> SOURCE DATA
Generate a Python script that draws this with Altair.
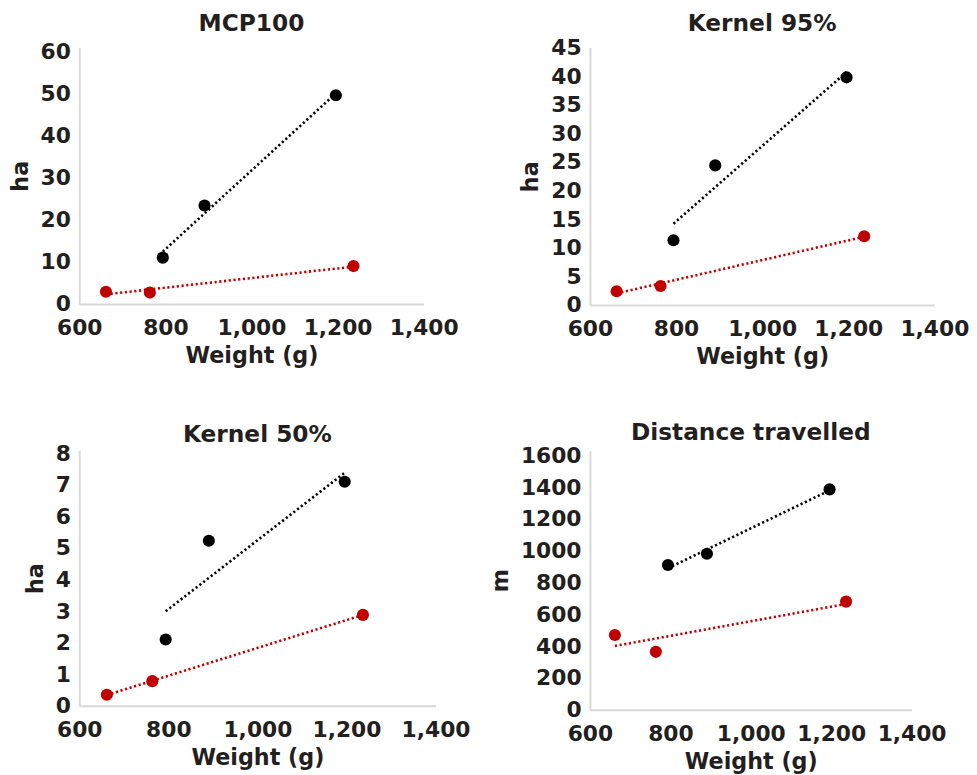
import altair as alt
import pandas as pd

# ---- data ----
# body weights (g) of the black and red animals, same in every panel
black_w = [794, 891, 1196]
red_w = [662, 764, 1237]

mcp_black = [11.0, 23.4, 49.6]
mcp_red = [2.9, 2.7, 9.0]

k95_black = [11.3, 24.4, 39.8]
k95_red = [2.4, 3.3, 12.0]

k50_black = [2.1, 5.23, 7.1]
k50_red = [0.35, 0.78, 2.88]

dist_black = [910, 981, 1386]
dist_red = [470, 364, 680]

x_ticks = [600, 800, 1000, 1200, 1400]

FONT = "DejaVu Sans"
TXT = "#231f20"
AX = "#d9d9d9"
groups = ["black", "red"]
colors = ["#000000", "#c00000"]


def panel(title, by, ry, ytitle, ymax, ytop, ystep, w, h, toff):
    df = pd.DataFrame({
        "w": black_w + red_w,
        "v": by + ry,
        "g": ["black"] * len(black_w) + ["red"] * len(red_w),
    })
    base = alt.Chart(df)
    xenc = alt.X("w:Q", scale=alt.Scale(domain=[600, 1400], nice=False),
                 axis=alt.Axis(values=x_ticks, format=",.0f", title="Weight (g)",
                               labelPadding=14, titlePadding=6, labelOverlap=False,
                               labelFlush=False))
    yenc = alt.Y("v:Q", scale=alt.Scale(domain=[0, ytop], nice=False),
                 axis=alt.Axis(values=list(range(0, int(ymax) + 1, ystep)), format="d",
                               title=ytitle, labelPadding=9, titlePadding=8,
                               labelOverlap=False, labelFlush=False))
    cenc = alt.Color("g:N", scale=alt.Scale(domain=groups, range=colors), legend=None)
    pts = base.mark_circle(size=150, opacity=1).encode(x=xenc, y=yenc, color=cenc)
    lines = base.transform_regression("w", "v", groupby=["g"]).mark_line(
        strokeDash=[2.2, 2.6], strokeWidth=2.6
    ).encode(x=xenc, y=yenc, color=cenc)
    return alt.layer(lines, pts).properties(
        width=w, height=h,
        title=alt.TitleParams(title, offset=toff)
    )


p1 = panel("MCP100", mcp_black, mcp_red, "ha", 60, 60 * 259 / 255, 10, 348, 259, 5)
p2 = panel("Kernel 95%", k95_black, k95_red, "ha", 45, 45, 5, 348, 260, 1)
p3 = panel("Kernel 50%", k50_black, k50_red, "ha", 8, 8 * 258 / 255, 1, 360, 258, -4)
p4 = panel("Distance travelled", dist_black, dist_red, "m", 1600, 1600 * 262 / 257, 200, 325, 262, 0)

col1 = alt.vconcat(p1, p3, spacing=56)
col2 = alt.vconcat(p2, p4, spacing=53)

chart = alt.hconcat(col1, col2, spacing=19).properties(
    padding={"left": 1, "top": 0, "right": 0, "bottom": 0}
).configure_view(stroke=None).configure_axis(
    labelFont=FONT, titleFont=FONT, labelFontWeight="bold", titleFontWeight="bold",
    labelFontSize=22, titleFontSize=22.5, labelColor=TXT, titleColor=TXT,
    domainColor=AX, domainWidth=2, ticks=False, grid=False
).configure_title(
    font=FONT, fontSize=23.5, fontWeight="bold", color=TXT, anchor="middle"
)

chart.save("out.html", embed_options={"renderer": "svg", "actions": False})
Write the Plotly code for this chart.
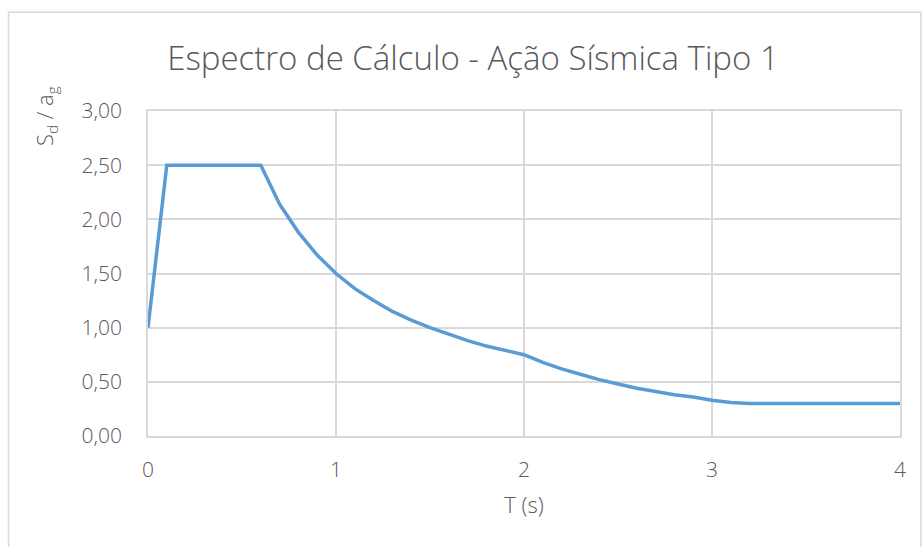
import plotly.graph_objects as go

# Design spectrum (Type 1 seismic action): period T [s] vs normalised ordinate Sd/ag
periodo = [0.0, 0.1, 0.2, 0.3, 0.4, 0.5, 0.6, 0.7, 0.8, 0.9,
           1.0, 1.1, 1.2, 1.3, 1.4, 1.5, 1.6, 1.7, 1.8, 1.9,
           2.0, 2.1, 2.2, 2.3, 2.4, 2.5, 2.6, 2.7, 2.8, 2.9,
           3.0, 3.1, 3.2, 3.3, 3.4, 3.5, 3.6, 3.7, 3.8, 3.9, 4.0]
sd_ag = [1.00, 2.50, 2.50, 2.50, 2.50, 2.50, 2.50, 2.14, 1.88, 1.67,
         1.50, 1.36, 1.25, 1.15, 1.07, 1.00, 0.94, 0.88, 0.83, 0.79,
         0.75, 0.68, 0.62, 0.57, 0.52, 0.48, 0.44, 0.41, 0.38, 0.36,
         0.33, 0.31, 0.30, 0.30, 0.30, 0.30, 0.30, 0.30, 0.30, 0.30, 0.30]

x_ticks = [0, 1, 2, 3, 4]
y_ticks = [0.0, 0.5, 1.0, 1.5, 2.0, 2.5, 3.0]

titulo = "Espectro de Cálculo - Ação Sísmica Tipo 1"
titulo_x = "T (s)"
titulo_y = "S<sub>d</sub> / a<sub>g</sub>"

FONT = "Open Sans"
TXT = "#595959"
GRID = "#d9d9d9"

fig = go.Figure()
fig.add_trace(go.Scatter(
    x=periodo, y=sd_ag, mode="lines",
    line=dict(color="#5b9bd5", width=3.5),
    hoverinfo="x+y", showlegend=False,
))

fig.update_layout(
    width=922, height=547,
    margin=dict(l=148, r=22, t=111, b=111),
    paper_bgcolor="white", plot_bgcolor="white",
    separators=", ",
    font=dict(family=FONT, color=TXT),
    title=dict(text=titulo, x=0.513, xanchor="center", y=0.893, yanchor="middle",
               font=dict(family=FONT, size=33, color=TXT, weight=300)),
    xaxis=dict(
        range=[0, 4], tickvals=x_ticks, ticks="",
        showgrid=True, gridcolor=GRID, gridwidth=1.5,
        showline=True, linecolor=GRID, linewidth=1.5, mirror=True,
        zeroline=False,
        tickfont=dict(family=FONT, size=21, color=TXT, weight=300),
        ticklabelstandoff=14,
        title=dict(text=titulo_x, standoff=16,
                   font=dict(family=FONT, size=22, color=TXT, weight=300)),
    ),
    yaxis=dict(
        range=[0, 3], tickvals=y_ticks, tickformat=".2f", ticks="",
        showgrid=True, gridcolor=GRID, gridwidth=1.5,
        showline=True, linecolor=GRID, linewidth=1.5, mirror=True,
        zeroline=False,
        tickfont=dict(family=FONT, size=21, color=TXT, weight=300),
        ticklabelstandoff=20,
    ),
    annotations=[dict(
        text=titulo_y, textangle=-90, xref="paper", yref="paper",
        x=(46 - 148) / 752, y=(436 - 117) / 324, xanchor="center", yanchor="middle",
        showarrow=False, font=dict(family=FONT, size=22, color=TXT, weight=300),
    )],
    shapes=[dict(
        type="rect", xref="paper", yref="paper",
        x0=(8.5 - 148) / 752, x1=(921 - 148) / 752,
        y0=-0.5, y1=(436 - 13.5) / 324,
        line=dict(color=GRID, width=1.5), fillcolor="rgba(0,0,0,0)", layer="below",
    )],
)

fig.write_html("out.html")
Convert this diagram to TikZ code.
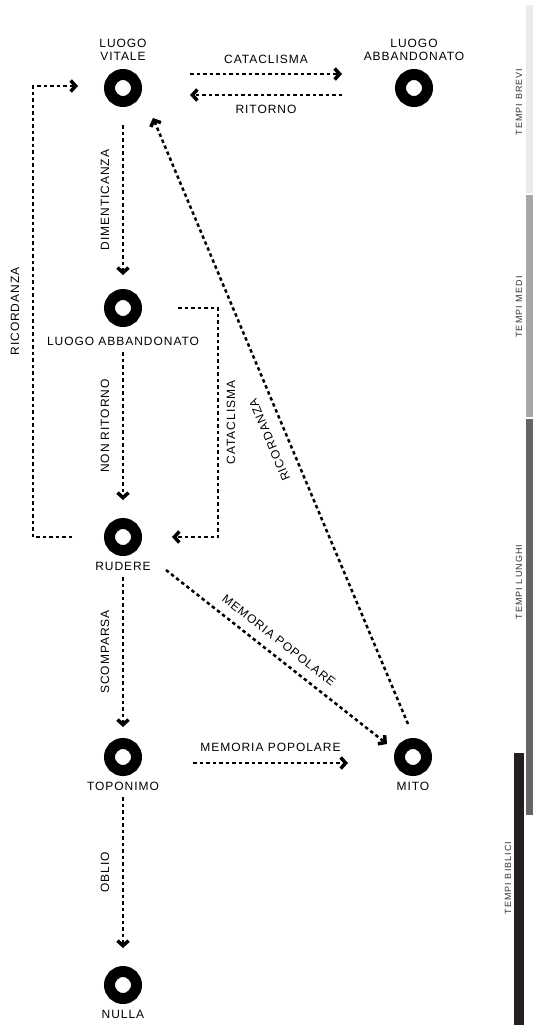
\documentclass[tikz,border=0pt]{standalone}
\usepackage{fontspec}
\setmainfont{Liberation Sans}[LetterSpace=8]
\newfontfamily\erafont{Liberation Sans}[LetterSpace=12]
\usepackage{tikz}
\usetikzlibrary{arrows.meta,positioning}
\definecolor{brevi}{HTML}{EBEBEB}
\definecolor{medi}{HTML}{A7A7A7}
\definecolor{lunghi}{HTML}{656565}
\definecolor{biblici}{HTML}{231F20}

\begin{document}
\begin{tikzpicture}[x=1pt,y=-1pt,node distance=220pt,
	station/.style={circle,draw,line width=11pt,minimum size=27pt,inner sep=0pt},
	flow/.style={line width=2.5pt,dash pattern=on 3.5pt off 3pt,
		-{Straight Barb[length=5pt,width=11pt,line width=3.5pt]}},
	every node/.style={font=\fontsize{12}{13}\selectfont},
	vleft/.style={rotate=90,anchor=south,outer sep=10.5pt},
	vright/.style={rotate=90,anchor=north,outer sep=5.5pt},
	era/.style={rotate=90,font=\erafont\fontsize{9}{10}\selectfont,text=black!80},
	label distance=3pt]
	\useasboundingbox (0,0) rectangle (533,1025);

	\fill[brevi] (526,5) rectangle (533,193);
	\fill[medi] (526,195) rectangle (533,417);
	\fill[lunghi] (526,419) rectangle (533,815);
	\fill[biblici] (514,753) rectangle (524,1025);
	\node[era] (brevi) at (519,102) {TEMPI BREVI};
	\node[era] (medi) at (519,307) {TEMPI MEDI};
	\node[era] (lunghi) at (519,582) {TEMPI LUNGHI};
	\node[era] (biblici) at (508,878) {TEMPI BIBLICI};

	\node[station,label={[align=center,label distance=5pt]above:LUOGO\\VITALE}] (vitale) at (123,88) {};
	\node[station,right of=vitale,node distance=291pt,
		label={[align=center,label distance=5pt]above:LUOGO\\ABBANDONATO}] (abbandonato) {};
	\node[station,below of=vitale,label={[label distance=7pt]below:LUOGO ABBANDONATO}] (abbandonato2) {};
	\node[station,below of=abbandonato2,node distance=229pt,label=below:RUDERE] (rudere) {};
	\node[station,below of=rudere,label=below:TOPONIMO] (toponimo) {};
	\node[station,right of=toponimo,node distance=290pt,label=below:MITO] (mito) {};
	\node[station,below of=toponimo,node distance=228pt,label=below:NULLA] (nulla) {};

	\path
	([shift={(67,-14)}]vitale.center) edge[flow] node[above=6pt]{CATACLISMA} ([shift={(-72,-14)}]abbandonato.center)
	([shift={(-72,7)}]abbandonato.center) edge[flow] node[below=6pt]{RITORNO} ([shift={(67,7)}]vitale.center)
	([shift={(0,37)}]vitale.center) edge[flow] node[vleft]{DIMENTICANZA} ([shift={(0,-33)}]abbandonato2.center)
	([shift={(0,44)}]abbandonato2.center) edge[flow] node[vleft]{NON RITORNO} ([shift={(0,-37)}]rudere.center)
	([shift={(0,40)}]rudere.center) edge[flow] node[vleft]{SCOMPARSA} ([shift={(0,-30)}]toponimo.center)
	([shift={(0,40)}]toponimo.center) edge[flow] node[vleft]{OBLIO} ([shift={(0,-37)}]nulla.center)
	([shift={(70,6)}]toponimo.center) edge[flow] node[above=7pt]{MEMORIA POPOLARE} ([shift={(-65,6)}]mito.center)
	([shift={(43,33)}]rudere.center) edge[flow] node[pos=.47,sloped,anchor=south,outer sep=7pt]{MEMORIA POPOLARE} ([shift={(-26,-13)}]mito.center)
	([shift={(-5,-33)}]mito.center) edge[flow] node[pos=.48,sloped,allow upside down,anchor=south,outer sep=10pt]{RICORDANZA} ([shift={(30,30)}]vitale.center);

	\draw[flow] ([shift={(55,0)}]abbandonato2.center) -- ++(40,0)
		|- node[pos=.25,vright]{CATACLISMA} ([shift={(49,0)}]rudere.center);
	\draw[flow] ([shift={(-51,0)}]rudere.center) -- ++(-39,0)
		|- node[pos=.25,vleft]{RICORDANZA} ([shift={(-45,-2)}]vitale.center);
\end{tikzpicture}
\end{document}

> WHAT NEEDS TO BE DONE
Reproduce exactly the run of lines that opens the listing and closes with the line holding "325, 262, 0)". Pictures are excluded.

> EXERCISE OUTPUT
Generate a Python script that draws this with Altair.
import altair as alt
import pandas as pd

# ---- data ----
# body weights (g) of the black and red animals, same in every panel
black_w = [794, 891, 1196]
red_w = [662, 764, 1237]

mcp_black = [11.0, 23.4, 49.6]
mcp_red = [2.9, 2.7, 9.0]

k95_black = [11.3, 24.4, 39.8]
k95_red = [2.4, 3.3, 12.0]

k50_black = [2.1, 5.23, 7.1]
k50_red = [0.35, 0.78, 2.88]

dist_black = [910, 981, 1386]
dist_red = [470, 364, 680]

x_ticks = [600, 800, 1000, 1200, 1400]

FONT = "DejaVu Sans"
TXT = "#231f20"
AX = "#d9d9d9"
groups = ["black", "red"]
colors = ["#000000", "#c00000"]


def panel(title, by, ry, ytitle, ymax, ytop, ystep, w, h, toff):
    df = pd.DataFrame({
        "w": black_w + red_w,
        "v": by + ry,
        "g": ["black"] * len(black_w) + ["red"] * len(red_w),
    })
    base = alt.Chart(df)
    xenc = alt.X("w:Q", scale=alt.Scale(domain=[600, 1400], nice=False),
                 axis=alt.Axis(values=x_ticks, format=",.0f", title="Weight (g)",
                               labelPadding=14, titlePadding=6, labelOverlap=False,
                               labelFlush=False))
    yenc = alt.Y("v:Q", scale=alt.Scale(domain=[0, ytop], nice=False),
                 axis=alt.Axis(values=list(range(0, int(ymax) + 1, ystep)), format="d",
                               title=ytitle, labelPadding=9, titlePadding=8,
                               labelOverlap=False, labelFlush=False))
    cenc = alt.Color("g:N", scale=alt.Scale(domain=groups, range=colors), legend=None)
    pts = base.mark_circle(size=150, opacity=1).encode(x=xenc, y=yenc, color=cenc)
    lines = base.transform_regression("w", "v", groupby=["g"]).mark_line(
        strokeDash=[2.2, 2.6], strokeWidth=2.6
    ).encode(x=xenc, y=yenc, color=cenc)
    return alt.layer(lines, pts).properties(
        width=w, height=h,
        title=alt.TitleParams(title, offset=toff)
    )


p1 = panel("MCP100", mcp_black, mcp_red, "ha", 60, 60 * 259 / 255, 10, 348, 259, 5)
p2 = panel("Kernel 95%", k95_black, k95_red, "ha", 45, 45, 5, 348, 260, 1)
p3 = panel("Kernel 50%", k50_black, k50_red, "ha", 8, 8 * 258 / 255, 1, 360, 258, -4)
p4 = panel("Distance travelled", dist_black, dist_red, "m", 1600, 1600 * 262 / 257, 200, 325, 262, 0)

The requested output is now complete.